If you want to avoid setup mistakes beyond the Page workflow, read Meta Ads setup mistakes that cost you money.
When to use Ads Manager instead of creating an ad from your Page
Use Ads Manager when campaign control matters more than launch speed.
That includes campaigns where you need to separate prospecting from retargeting, test multiple creatives, use custom audiences, control placements, optimize for specific conversion events, or evaluate CPA and ROAS with cleaner data.
The Page flow is best for simple promotions. Ads Manager is better for performance systems.
A small business promoting a seasonal offer may be fine starting from the Page. A B2B advertiser trying to reduce CPL without hurting lead quality should usually build in Ads Manager.

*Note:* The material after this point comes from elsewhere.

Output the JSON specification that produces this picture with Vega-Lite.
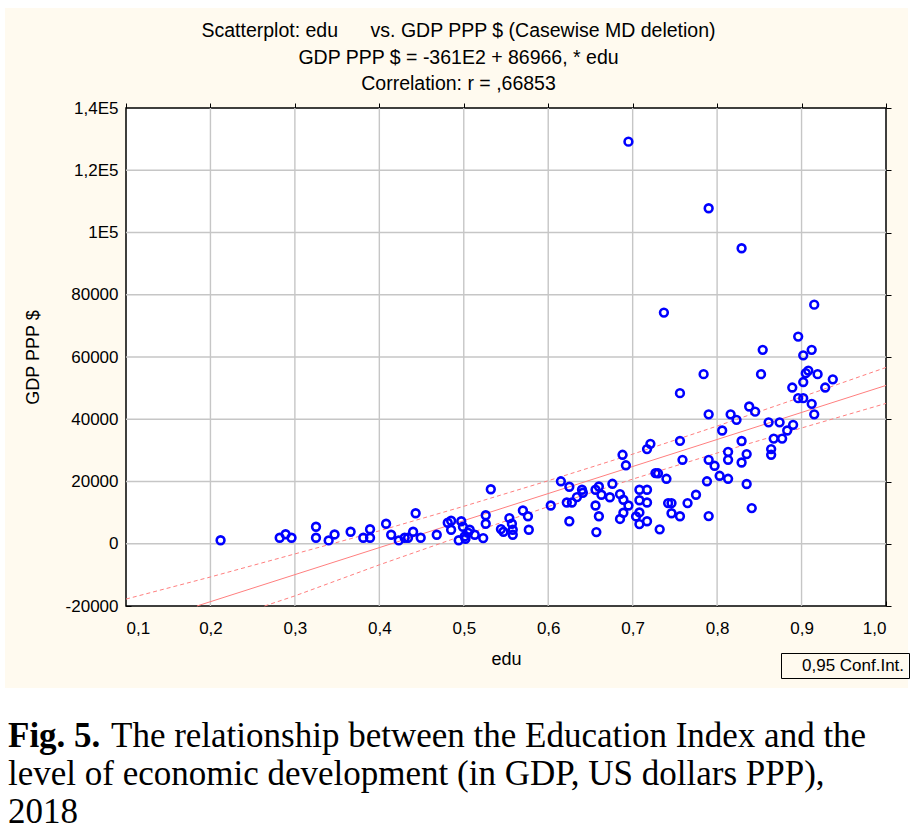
{
  "$schema": "https://vega.github.io/schema/vega-lite/v6.json",
  "background": "white",
  "padding": {"left": 5, "top": 8, "right": 0, "bottom": 0},
  "spacing": 0,
  "config": {
    "font": "Liberation Sans",
    "axis": {
      "labelFont": "Liberation Sans",
      "labelFontSize": 17,
      "labelColor": "black",
      "titleFont": "Liberation Sans",
      "titleFontSize": 18,
      "titleFontWeight": "normal",
      "titleColor": "black",
      "domain": false,
      "grid": false,
      "tickColor": "black",
      "tickWidth": 1,
      "zindex": 1
    },
    "legend": {"labelFont": "Liberation Sans", "labelFontSize": 17, "labelColor": "black"}
  },
  "datasets": {
    "points": [
      {"edu":0.212,"gdp":1124},{"edu":0.282,"gdp":1927},{"edu":0.289,"gdp":3050},{"edu":0.296,"gdp":1927},
      {"edu":0.325,"gdp":5459},{"edu":0.325,"gdp":1927},{"edu":0.340,"gdp":1060},{"edu":0.347,"gdp":2986},
      {"edu":0.366,"gdp":3853},{"edu":0.381,"gdp":1927},{"edu":0.389,"gdp":4656},{"edu":0.389,"gdp":1927},
      {"edu":0.408,"gdp":6422},{"edu":0.414,"gdp":2890},{"edu":0.423,"gdp":1060},{"edu":0.430,"gdp":1927},
      {"edu":0.434,"gdp":1927},{"edu":0.440,"gdp":3853},{"edu":0.443,"gdp":9794},{"edu":0.449,"gdp":1927},
      {"edu":0.468,"gdp":2890},{"edu":0.481,"gdp":6743},{"edu":0.485,"gdp":7385},{"edu":0.485,"gdp":4495},
      {"edu":0.494,"gdp":1124},{"edu":0.497,"gdp":7224},{"edu":0.499,"gdp":5459},{"edu":0.501,"gdp":2344},
      {"edu":0.505,"gdp":3532},{"edu":0.507,"gdp":4495},{"edu":0.513,"gdp":2890},{"edu":0.502,"gdp":1605},
      {"edu":0.523,"gdp":1830},{"edu":0.526,"gdp":9151},{"edu":0.526,"gdp":6422},{"edu":0.532,"gdp":17500},
      {"edu":0.544,"gdp":4720},{"edu":0.547,"gdp":3853},{"edu":0.554,"gdp":8252},{"edu":0.557,"gdp":6422},
      {"edu":0.558,"gdp":4495},{"edu":0.558,"gdp":2890},{"edu":0.570,"gdp":10693},{"edu":0.576,"gdp":8830},
      {"edu":0.577,"gdp":4495},{"edu":0.603,"gdp":12298},{"edu":0.615,"gdp":20069},{"edu":0.625,"gdp":18303},
      {"edu":0.622,"gdp":13262},{"edu":0.628,"gdp":13262},{"edu":0.625,"gdp":7224},{"edu":0.634,"gdp":14996},
      {"edu":0.640,"gdp":17339},{"edu":0.641,"gdp":16376},{"edu":0.656,"gdp":17339},{"edu":0.660,"gdp":18399},
      {"edu":0.663,"gdp":15734},{"edu":0.656,"gdp":12298},{"edu":0.660,"gdp":8830},{"edu":0.657,"gdp":3757},
      {"edu":0.673,"gdp":14931},{"edu":0.676,"gdp":19266},{"edu":0.685,"gdp":15959},{"edu":0.688,"gdp":28579},
      {"edu":0.692,"gdp":25206},{"edu":0.689,"gdp":14129},{"edu":0.695,"gdp":12298},{"edu":0.689,"gdp":9954},
      {"edu":0.685,"gdp":7963},{"edu":0.708,"gdp":17339},{"edu":0.717,"gdp":17339},{"edu":0.708,"gdp":13968},
      {"edu":0.717,"gdp":13262},{"edu":0.708,"gdp":10051},{"edu":0.704,"gdp":8766},{"edu":0.708,"gdp":6326},
      {"edu":0.717,"gdp":7224},{"edu":0.717,"gdp":30409},{"edu":0.721,"gdp":32110},{"edu":0.727,"gdp":22702},
      {"edu":0.730,"gdp":22638},{"edu":0.740,"gdp":20872},{"edu":0.732,"gdp":4624},{"edu":0.737,"gdp":74272},
      {"edu":0.695,"gdp":129178},{"edu":0.742,"gdp":13069},{"edu":0.746,"gdp":13069},{"edu":0.746,"gdp":9794},
      {"edu":0.756,"gdp":8830},{"edu":0.765,"gdp":13069},{"edu":0.775,"gdp":15734},{"edu":0.756,"gdp":48390},
      {"edu":0.756,"gdp":33074},{"edu":0.759,"gdp":26972},{"edu":0.784,"gdp":54490},{"edu":0.788,"gdp":20069},
      {"edu":0.790,"gdp":41583},{"edu":0.790,"gdp":26972},{"edu":0.790,"gdp":8895},{"edu":0.790,"gdp":107793},
      {"edu":0.797,"gdp":25046},{"edu":0.803,"gdp":21835},{"edu":0.806,"gdp":36381},{"edu":0.813,"gdp":29541},
      {"edu":0.813,"gdp":26972},{"edu":0.813,"gdp":20872},{"edu":0.816,"gdp":41583},{"edu":0.823,"gdp":39816},
      {"edu":0.829,"gdp":33010},{"edu":0.829,"gdp":26106},{"edu":0.829,"gdp":94950},{"edu":0.835,"gdp":28803},
      {"edu":0.835,"gdp":19202},{"edu":0.838,"gdp":44087},{"edu":0.841,"gdp":11463},{"edu":0.845,"gdp":42449},
      {"edu":0.852,"gdp":54490},{"edu":0.854,"gdp":62294},{"edu":0.861,"gdp":39014},{"edu":0.864,"gdp":30409},
      {"edu":0.864,"gdp":28579},{"edu":0.867,"gdp":33780},{"edu":0.874,"gdp":39014},{"edu":0.877,"gdp":33780},
      {"edu":0.883,"gdp":36381},{"edu":0.890,"gdp":38212},{"edu":0.889,"gdp":50190},{"edu":0.896,"gdp":46786},
      {"edu":0.896,"gdp":66565},{"edu":0.902,"gdp":46786},{"edu":0.902,"gdp":51955},{"edu":0.902,"gdp":60530},
      {"edu":0.905,"gdp":54813},{"edu":0.908,"gdp":55647},{"edu":0.912,"gdp":62294},{"edu":0.912,"gdp":44955},
      {"edu":0.915,"gdp":41583},{"edu":0.915,"gdp":76807},{"edu":0.919,"gdp":54490},{"edu":0.928,"gdp":50190},
      {"edu":0.937,"gdp":52820}
    ],
    "fit": [
      {"edu":0.184,"gdp":-20000},{"edu":1.0,"gdp":50866}
    ],
    "bands": [
      {"edu":0.1,"gdp":-17773,"line":"upper","ci":"0,95 Conf.Int."},
      {"edu":0.2,"gdp":-10677,"line":"upper","ci":"0,95 Conf.Int."},
      {"edu":0.3,"gdp":-3270,"line":"upper","ci":"0,95 Conf.Int."},
      {"edu":0.4,"gdp":4146,"line":"upper","ci":"0,95 Conf.Int."},
      {"edu":0.5,"gdp":12033,"line":"upper","ci":"0,95 Conf.Int."},
      {"edu":0.6,"gdp":20250,"line":"upper","ci":"0,95 Conf.Int."},
      {"edu":0.7,"gdp":28786,"line":"upper","ci":"0,95 Conf.Int."},
      {"edu":0.8,"gdp":37803,"line":"upper","ci":"0,95 Conf.Int."},
      {"edu":0.9,"gdp":47149,"line":"upper","ci":"0,95 Conf.Int."},
      {"edu":1.0,"gdp":56646,"line":"upper","ci":"0,95 Conf.Int."},
      {"edu":0.264,"gdp":-20000,"line":"lower","ci":"0,95 Conf.Int."},
      {"edu":0.3,"gdp":-16750,"line":"lower","ci":"0,95 Conf.Int."},
      {"edu":0.4,"gdp":-6774,"line":"lower","ci":"0,95 Conf.Int."},
      {"edu":0.5,"gdp":2733,"line":"lower","ci":"0,95 Conf.Int."},
      {"edu":0.6,"gdp":11910,"line":"lower","ci":"0,95 Conf.Int."},
      {"edu":0.7,"gdp":20766,"line":"lower","ci":"0,95 Conf.Int."},
      {"edu":0.8,"gdp":29143,"line":"lower","ci":"0,95 Conf.Int."},
      {"edu":0.9,"gdp":37189,"line":"lower","ci":"0,95 Conf.Int."},
      {"edu":1.0,"gdp":45086,"line":"lower","ci":"0,95 Conf.Int."}
    ],
    "xgrid": [{"v":0.2},{"v":0.3},{"v":0.4},{"v":0.5},{"v":0.6},{"v":0.7},{"v":0.8},{"v":0.9}],
    "ygrid": [{"v":0},{"v":20000},{"v":40000},{"v":60000},{"v":80000},{"v":100000},{"v":120000}],
    "caption": [
      {"line":1,"seg":"b","text":"Fig. 5."},
      {"line":1,"seg":"r1","text":"The relationship between the Education Index and the"},
      {"line":2,"seg":"r","text":"level of economic development (in GDP, US dollars PPP),"},
      {"line":3,"seg":"r","text":"2018"}
    ]
  },
  "vconcat": [
    {
      "width": 903,
      "height": 680,
      "title": {
        "text": ["Scatterplot: edu\u00a0\u00a0\u00a0\u00a0\u00a0\u00a0vs. GDP PPP $ (Casewise MD deletion)", "GDP PPP $ = -361E2 + 86966, * edu", "Correlation: r = ,66853"],
        "frame": "group",
        "anchor": "middle",
        "font": "Liberation Sans",
        "fontSize": 19.5,
        "fontWeight": "normal",
        "color": "black",
        "lineHeight": 26.8,
        "offset": -87,
        "dx": 2
      },
      "view": {"fill": "#FFFAEF", "stroke": null},
      "layer": [
        {
          "data": {"values": [{}]},
          "mark": {"type": "rect", "fill": "white", "stroke": "black", "strokeWidth": 1.5},
          "encoding": {
            "x": {"datum": 0.1, "type": "quantitative", "axis": null},
            "x2": {"datum": 1.0},
            "y": {"datum": -20000, "type": "quantitative", "axis": null},
            "y2": {"datum": 140000}
          }
        },
        {
          "data": {"name": "xgrid"},
          "mark": {"type": "rule", "color": "#c6c6c6", "strokeWidth": 1.4, "opacity": 1},
          "encoding": {
            "x": {"field": "v", "type": "quantitative", "axis": null},
            "y": {"datum": -20000, "type": "quantitative", "axis": null},
            "y2": {"datum": 140000}
          }
        },
        {
          "data": {"name": "ygrid"},
          "mark": {"type": "rule", "color": "#c6c6c6", "strokeWidth": 1.4, "opacity": 1},
          "encoding": {
            "y": {"field": "v", "type": "quantitative", "axis": null},
            "x": {"datum": 0.1, "type": "quantitative", "axis": null},
            "x2": {"datum": 1.0}
          }
        },
        {
          "data": {"name": "bands"},
          "mark": {"type": "line", "color": "#FF7F7F", "strokeWidth": 1},
          "encoding": {
            "x": {"field": "edu", "type": "quantitative", "axis": null},
            "y": {"field": "gdp", "type": "quantitative", "axis": null},
            "detail": {"field": "line"},
            "strokeDash": {
              "field": "ci", "type": "nominal",
              "scale": {"range": [[4, 3]]},
              "legend": {
                "title": null, "orient": "none", "legendX": 776, "legendY": 645,
                "strokeColor": "black", "padding": 4, "symbolSize": 0, "symbolStrokeWidth": 0,
                "symbolOpacity": 0, "labelOffset": 0
              }
            }
          }
        },
        {
          "data": {"name": "fit"},
          "mark": {"type": "line", "color": "#FF7F7F", "strokeWidth": 1},
          "encoding": {
            "x": {"field": "edu", "type": "quantitative",
                  "axis": {"orient": "top", "offset": -100, "labels": false, "title": null, "tickSize": 5,
                           "values": [0.1,0.2,0.3,0.4,0.5,0.6,0.7,0.8,0.9,1.0]}},
            "y": {"field": "gdp", "type": "quantitative",
                  "axis": {"orient": "right", "offset": -22, "labels": false, "title": null, "tickSize": 5,
                           "values": [-20000,0,20000,40000,60000,80000,100000,120000,140000]}}
          }
        },
        {
          "data": {"name": "points"},
          "mark": {"type": "point", "shape": "circle", "filled": false, "color": "#0000FF", "opacity": 1, "strokeWidth": 2.6, "size": 60},
          "encoding": {
            "x": {"field": "edu", "type": "quantitative",
                  "scale": {"domain": [0.1, 1.0], "nice": false, "zero": false, "range": [121, 881]},
                  "axis": {"orient": "bottom", "offset": -82, "title": "edu", "tickSize": -5, "labelPadding": 19,
                           "titlePadding": 14,
                           "values": [0.1,0.2,0.3,0.4,0.5,0.6,0.7,0.8,0.9,1.0],
                           "labelExpr": "replace(format(datum.value, '.1f'), '.', ',')"}},
            "y": {"field": "gdp", "type": "quantitative",
                  "scale": {"domain": [-20000, 140000], "nice": false, "zero": false, "range": [598, 100]},
                  "axis": {"orient": "left", "offset": -121, "title": "GDP PPP $", "tickSize": -5, "labelPadding": 13,
                           "titlePadding": 23,
                           "values": [-20000,0,20000,40000,60000,80000,100000,120000,140000],
                           "labelExpr": "datum.value == 140000 ? '1,4E5' : datum.value == 120000 ? '1,2E5' : datum.value == 100000 ? '1E5' : datum.value < 0 ? '-' + format(-datum.value, 'd') : format(datum.value, 'd')"}}
          }
        }
      ],
      "resolve": {"axis": {"x": "independent", "y": "independent"}}
    },
    {
      "width": 910,
      "height": 151,
      "view": {"fill": "white", "stroke": null},
      "data": {"name": "caption"},
      "encoding": {
        "y": {"field": "line", "type": "ordinal", "axis": null,
              "scale": {"type": "point", "domain": [1, 2, 3], "range": [59, 135], "padding": 0}},
        "text": {"field": "text"}
      },
      "layer": [
        {
          "transform": [{"filter": "datum.seg == 'b'"}],
          "mark": {"type": "text", "font": "Liberation Serif", "fontSize": 35, "fontWeight": "bold", "align": "left", "baseline": "alphabetic", "x": 3, "color": "black"}
        },
        {
          "transform": [{"filter": "datum.seg == 'r1'"}],
          "mark": {"type": "text", "font": "Liberation Serif", "fontSize": 35, "align": "left", "baseline": "alphabetic", "x": 106, "color": "black"}
        },
        {
          "transform": [{"filter": "datum.seg == 'r'"}],
          "mark": {"type": "text", "font": "Liberation Serif", "fontSize": 35, "align": "left", "baseline": "alphabetic", "x": 3, "color": "black"}
        }
      ]
    }
  ]
}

The difference is not experience level. It is campaign complexity.
Final takeaway
Facebook Page ad setup gets confusing because it looks like a simple promotion tool, but it still affects campaign delivery, audience quality, and optimization signals.
The proper launch process starts before you click Promote.
Decide the business outcome first. Match the goal to that outcome. Make the post work as paid creative. Choose an audience based on intent. Check the destination before spend begins.
Page ads can be useful when the job is simple. For campaigns tied to CPA, CAC, ROAS, or lead quality, treat the Page flow as an entry point, not the full strategy.